Résolument féministe, sa deuxième leçon a provoqué des applaudissements nourris : « La seule façon dont nous allons nous débarrasser du sexisme en politique, c’est en ayant plus de femmes en politique. » Celle qui a été très dure envers elle-même — « J’avais l’impression d’avoir déçu tout le monde. Et c’était le cas », écrit-elle dans son livre — s’est dite prête à encourager et à soutenir toutes celles que son engagement aura inspirées. Toutefois, elle a partagé un constat doux-amer sur le « deux poids, deux mesures » à l’endroit des femmes : « plus elles ont du succès professionnellement, moins elles sont aimées », contrairement aux hommes, a-t-elle fait remarquer.

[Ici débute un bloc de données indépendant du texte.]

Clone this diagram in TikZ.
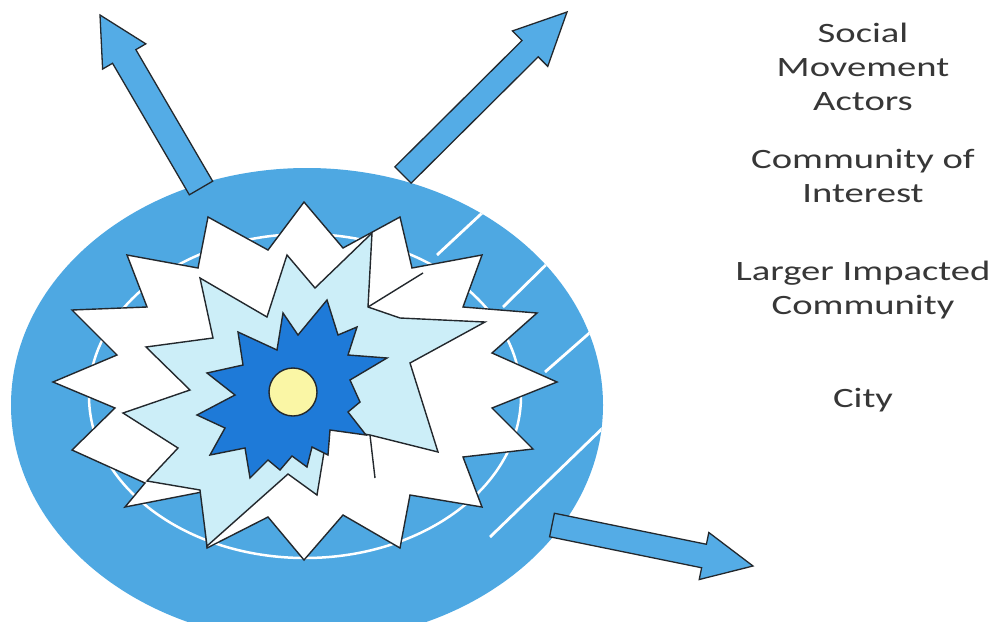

Sa troisième leçon : « Les faits alternatifs n’existent pas. » Elle ne s’est pas gênée pour marteler de quelle façon la campagne de désinformation de la Russie, en 2016, a servi les puissants et les plus riches et créé de la confusion dans l’esprit des Américains. « C’est insidieux et subversif pour la démocratie », a-t-elle lancé, évoquant même une nouvelle «guerre froide». Dans sa quatrième leçon, elle a continué sur cette lancée en rappelant à quel point les déclarations du directeur du FBI sur ses courriels, soi-disant confidentiels, envoyés depuis sa messagerie personnelle lui avaient fait mal et en soulignant la force et le pouvoir des médias sociaux qui peuvent détruire une réputation en moins de deux.

Trump l’odieux

Au cours de l’entretien mené par Mme Codsi, qui aura permis à l’ex-candidate de détailler les événements et les impressions racontés dans son livre, il n’y a pas eu de grands moments d’émotion — la trop grande salle et la froideur du décor n’auraient pas incité quiconque à s’épancher — même si on sentait la principale intéressée émue à certains moments. Les questions colorées de l’animatrice, qui ne s’est pas gênée pour traiter Donald Trump de « raciste », « sexiste » et « mégalomane », auront néanmoins permis à Hillary Clinton de revenir, comme elle le raconte dans son livre, sur les agissements odieux du président avec les femmes, notamment lors du second débat à la présidence. Encore une fois, Hillary Clinton avait fait le pari de garder son calme. Si elle l’avait perdu, « on m’aurait dit que je n’avais pas le sang-froid pour diriger une nation ». Buvant ses paroles jusqu’à la fin, la foule, elle, n’avait aucun doute sur sa capacité à devenir la première femme présidente des États-Unis.